DATA RECORDS -
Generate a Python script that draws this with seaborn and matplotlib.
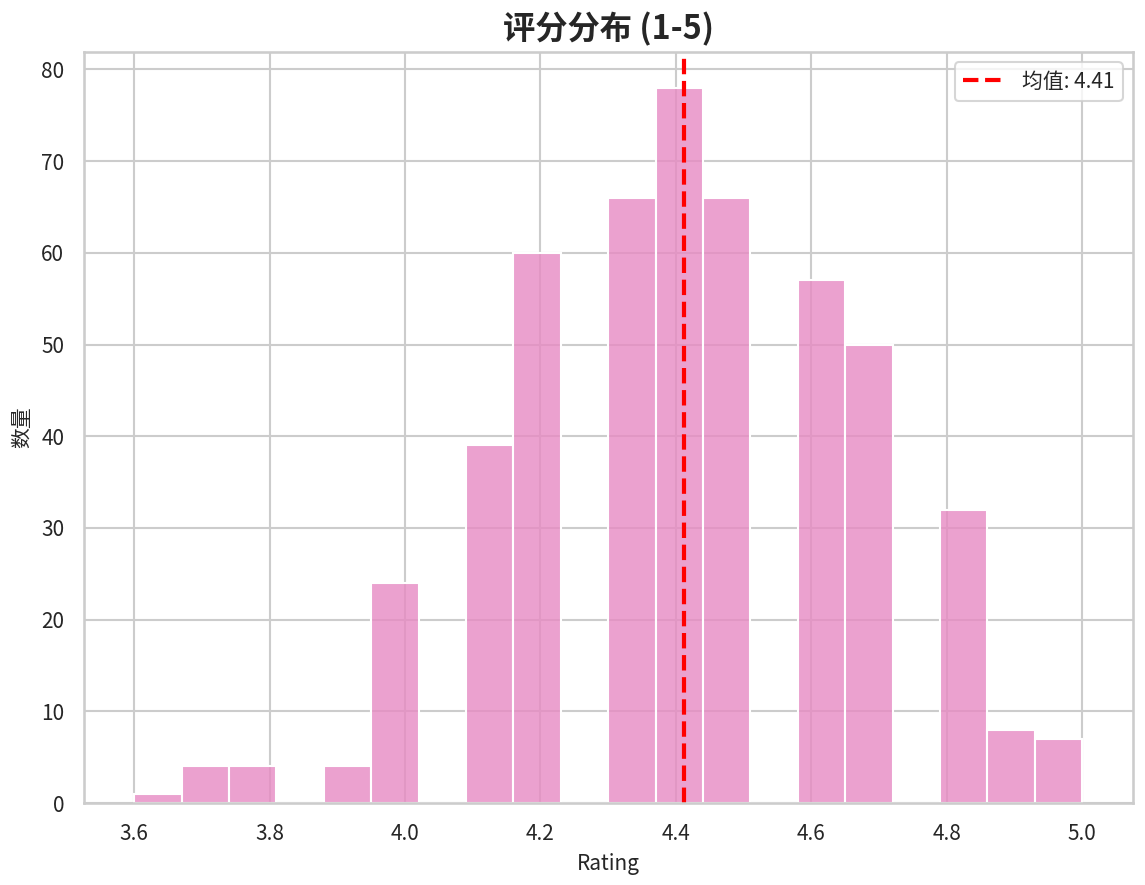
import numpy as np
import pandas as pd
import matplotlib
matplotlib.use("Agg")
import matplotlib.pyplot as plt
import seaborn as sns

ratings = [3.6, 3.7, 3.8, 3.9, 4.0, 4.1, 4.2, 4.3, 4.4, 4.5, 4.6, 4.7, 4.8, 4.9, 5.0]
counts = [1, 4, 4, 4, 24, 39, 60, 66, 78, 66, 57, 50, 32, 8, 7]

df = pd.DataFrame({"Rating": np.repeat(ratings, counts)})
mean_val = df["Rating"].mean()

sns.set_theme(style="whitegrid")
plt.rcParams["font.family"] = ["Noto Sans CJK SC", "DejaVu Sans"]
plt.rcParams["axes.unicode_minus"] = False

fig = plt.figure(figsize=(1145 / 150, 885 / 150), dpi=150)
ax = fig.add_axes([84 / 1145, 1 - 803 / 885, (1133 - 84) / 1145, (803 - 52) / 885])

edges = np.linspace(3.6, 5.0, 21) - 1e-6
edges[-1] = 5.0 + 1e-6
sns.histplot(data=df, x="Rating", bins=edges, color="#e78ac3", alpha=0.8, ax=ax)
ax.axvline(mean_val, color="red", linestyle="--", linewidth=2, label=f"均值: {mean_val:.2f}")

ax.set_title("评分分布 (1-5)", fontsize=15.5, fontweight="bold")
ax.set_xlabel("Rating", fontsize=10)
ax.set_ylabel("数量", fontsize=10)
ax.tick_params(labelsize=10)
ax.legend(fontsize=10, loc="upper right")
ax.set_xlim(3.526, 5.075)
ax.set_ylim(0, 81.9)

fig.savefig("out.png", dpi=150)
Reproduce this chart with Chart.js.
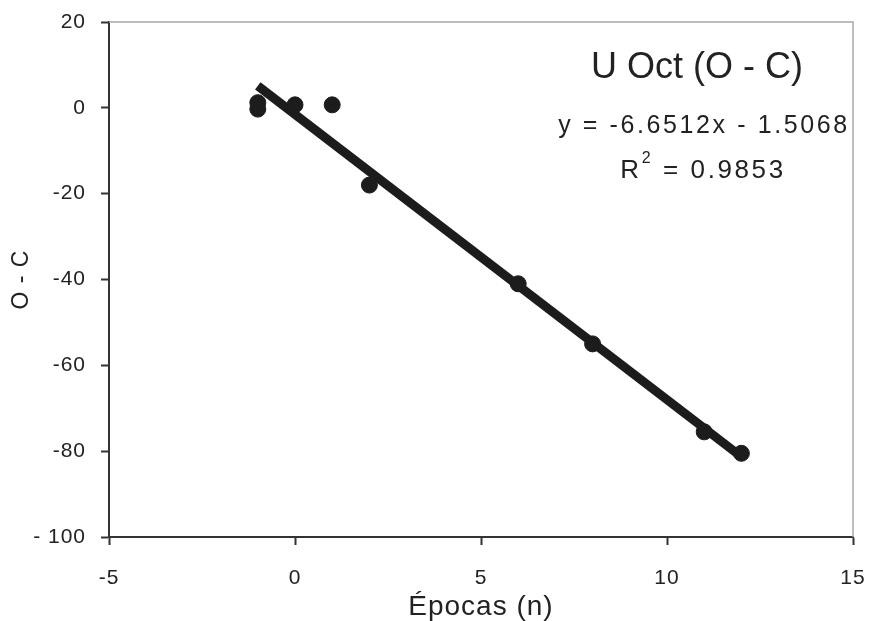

WORK TO BE COMPLETED - Exclude the pictures and repeat every other part of the records word for word.

SOLUTION FOR THIS EXERCISE -
Generate a Python script that draws this with seaborn and matplotlib.
import numpy as np
import pandas as pd
import matplotlib
matplotlib.use("Agg")
import matplotlib.pyplot as plt
import seaborn as sns

ratings = [3.6, 3.7, 3.8, 3.9, 4.0, 4.1, 4.2, 4.3, 4.4, 4.5, 4.6, 4.7, 4.8, 4.9, 5.0]
counts = [1, 4, 4, 4, 24, 39, 60, 66, 78, 66, 57, 50, 32, 8, 7]

df = pd.DataFrame({"Rating": np.repeat(ratings, counts)})
mean_val = df["Rating"].mean()

sns.set_theme(style="whitegrid")
plt.rcParams["font.family"] = ["Noto Sans CJK SC", "DejaVu Sans"]
plt.rcParams["axes.unicode_minus"] = False

fig = plt.figure(figsize=(1145 / 150, 885 / 150), dpi=150)
ax = fig.add_axes([84 / 1145, 1 - 803 / 885, (1133 - 84) / 1145, (803 - 52) / 885])

edges = np.linspace(3.6, 5.0, 21) - 1e-6
edges[-1] = 5.0 + 1e-6
sns.histplot(data=df, x="Rating", bins=edges, color="#e78ac3", alpha=0.8, ax=ax)
ax.axvline(mean_val, color="red", linestyle="--", linewidth=2, label=f"均值: {mean_val:.2f}")

ax.set_title("评分分布 (1-5)", fontsize=15.5, fontweight="bold")
ax.set_xlabel("Rating", fontsize=10)
ax.set_ylabel("数量", fontsize=10)
ax.tick_params(labelsize=10)
ax.legend(fontsize=10, loc="upper right")
ax.set_xlim(3.526, 5.075)
ax.set_ylim(0, 81.9)

fig.savefig("out.png", dpi=150)
Reproduce this chart with Chart.js.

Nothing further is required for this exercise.